House from Sterzhausen
Built: circa 1700
Dismantled: 1979
Reassembled: 1985/86
The two-storey timber-framed structure rests on a plinth of trimmed red sandstone and bears a gable roof with beavertail tiles. The facade was given a representative design featuring timbers with carving, harmoniously arranged windows and noteworthy decoration in the gables.
The fate of this house is typical for many buildings in Hesse’s villages. While the estate comprised a farmstead with a stable barn on a plot of 1,005 square metres, 16 hectares of arable land and pastures, a bakehouse, a medium sized cattle herd and 1,556 square metres of garden in 1780, within eighty years partible inheritance, demolition of buildings and lack of heirs to the farm had reduced it to only the dwelling.
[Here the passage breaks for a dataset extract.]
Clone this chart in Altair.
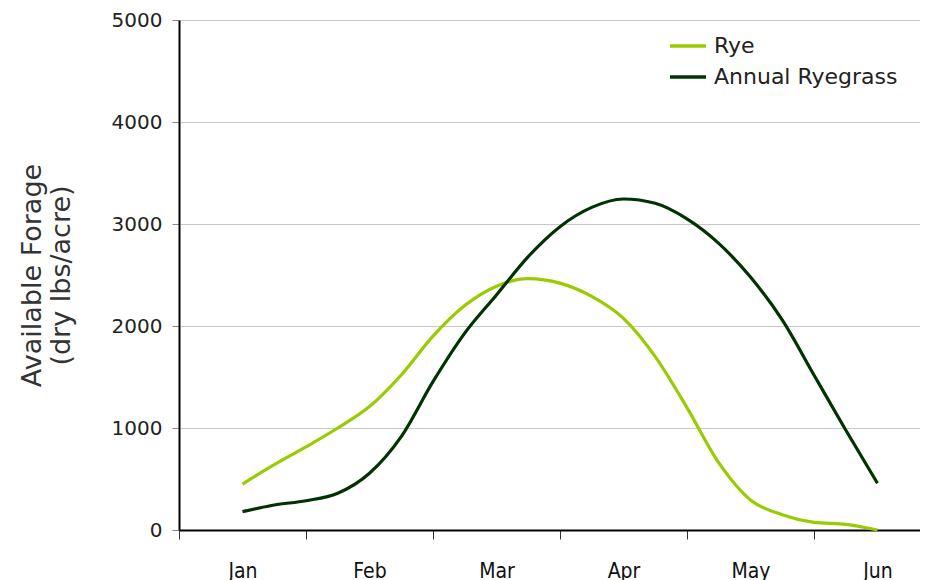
import altair as alt
import pandas as pd

months = ["Jan", "Feb", "Mar", "Apr", "May", "Jun"]
month_index = [0, 1, 2, 3, 4, 5]

# sample positions (in months from mid-January)
x_pos = [0.0, 0.25, 0.5, 0.75, 1.0, 1.25, 1.5, 1.75, 2.0, 2.25, 2.5,
         2.75, 3.0, 3.25, 3.5, 3.75, 4.0, 4.25, 4.5, 4.75, 5.0]

rye = [450, 640, 815, 1000, 1210, 1520, 1900, 2200, 2390, 2465, 2420,
       2290, 2075, 1700, 1200, 660, 295, 150, 75, 55, 0]

ryegrass = [180, 245, 287, 360, 556, 915, 1454, 1930, 2304, 2680, 2974,
            3163, 3245, 3203, 3050, 2810, 2480, 2060, 1520, 980, 458]

series_names = ["Rye", "Annual Ryegrass"]
series_colors = ["#99cc00", "#003300"]

tick_bounds = [-0.5, 0.5, 1.5, 2.5, 3.5, 4.5]

rows = []
for x, a, b in zip(x_pos, rye, ryegrass):
    rows.append({"x": x, "value": a, "series": "Rye"})
    rows.append({"x": x, "value": b, "series": "Annual Ryegrass"})
df = pd.DataFrame(rows)

mdf = pd.DataFrame({"x": month_index, "month": months})

month_expr = "[" + ",".join("'%s'" % m for m in months) + "][datum.value]"

xscale = alt.Scale(domain=[-0.5, 5.335], nice=False, zero=False)

lines = alt.Chart(df).mark_line(strokeWidth=3.2, interpolate="monotone").encode(
    x=alt.X("x:Q", scale=xscale,
            axis=alt.Axis(values=tick_bounds, labels=False, title=None,
                          grid=False, domain=True, domainColor="#000000",
                          domainWidth=2, ticks=True, tickSize=9,
                          tickColor="#333333", tickWidth=1, orient="bottom")),
    y=alt.Y("value:Q",
            scale=alt.Scale(domain=[0, 5000], nice=False),
            axis=alt.Axis(values=[0, 1000, 2000, 3000, 4000, 5000], format="d",
                          title=["Available Forage", "(dry lbs/acre)"],
                          titleFont="DejaVu Sans", titleFontSize=27,
                          titleFontWeight="normal", titleColor="#333333",
                          titlePadding=36, titleLineHeight=29,
                          labelFont="DejaVu Sans", labelFontSize=20,
                          labelColor="#222222", labelPadding=10,
                          grid=True, gridColor="#c8c8c8", gridWidth=1,
                          domainColor="#000000", domainWidth=2,
                          tickColor="#888888", tickSize=7)),
    color=alt.Color("series:N",
                    scale=alt.Scale(domain=series_names, range=series_colors),
                    legend=alt.Legend(title=None, orient="none",
                                      legendX=489, legendY=6,
                                      symbolType="stroke", symbolSize=1300,
                                      symbolStrokeWidth=3.5,
                                      labelFont="DejaVu Sans", labelFontSize=22,
                                      labelColor="#222222", rowPadding=-5,
                                      labelOffset=6, labelLimit=400)),
    order=alt.Order("series:N", sort="descending"),
)

labels = alt.Chart(mdf).mark_point(opacity=0).encode(
    x=alt.X("x:Q", scale=xscale,
            axis=alt.Axis(values=month_index,
                          labelExpr=month_expr,
                          title=None, grid=False, domain=False, ticks=False,
                          labelFont="'Liberation Sans Narrow', 'DejaVu Sans Condensed', 'Liberation Sans', sans-serif",
                          labelFontSize=21,
                          labelColor="#111111", labelPadding=30,
                          orient="bottom")),
    y=alt.value(0),
)

chart = alt.layer(lines, labels).resolve_axis(x="independent").properties(
    width=741, height=510,
    autosize=alt.AutoSizeParams(type="none"),
    padding={"left": 171, "top": 12, "right": 0, "bottom": 50},
).configure_view(stroke=None).configure_axis(labelFontWeight="normal")

chart.save("out.html", embed_options={"renderer": "svg", "actions": False})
In the Open Air Museum, the building has been restored to its appearance in about 1950. During the Second World War, bombed-out families were billeted in the House from Sterzhausen. Immediately after the war, it was home to expelled persons, refugees and migrant workers’ families. In total, 20 to 30 people lived there under one roof, with up to five people sharing a single room. The owner lived on the ground floor to the right in those years. At first, expellees hoped for a possible speedy return to their old homes, but this became more and more unlikely once the Cold War had begun. The House from Sterzhausen and the Barn from Damhausen currently house the permanent exhibition “Flight and Expulsion”.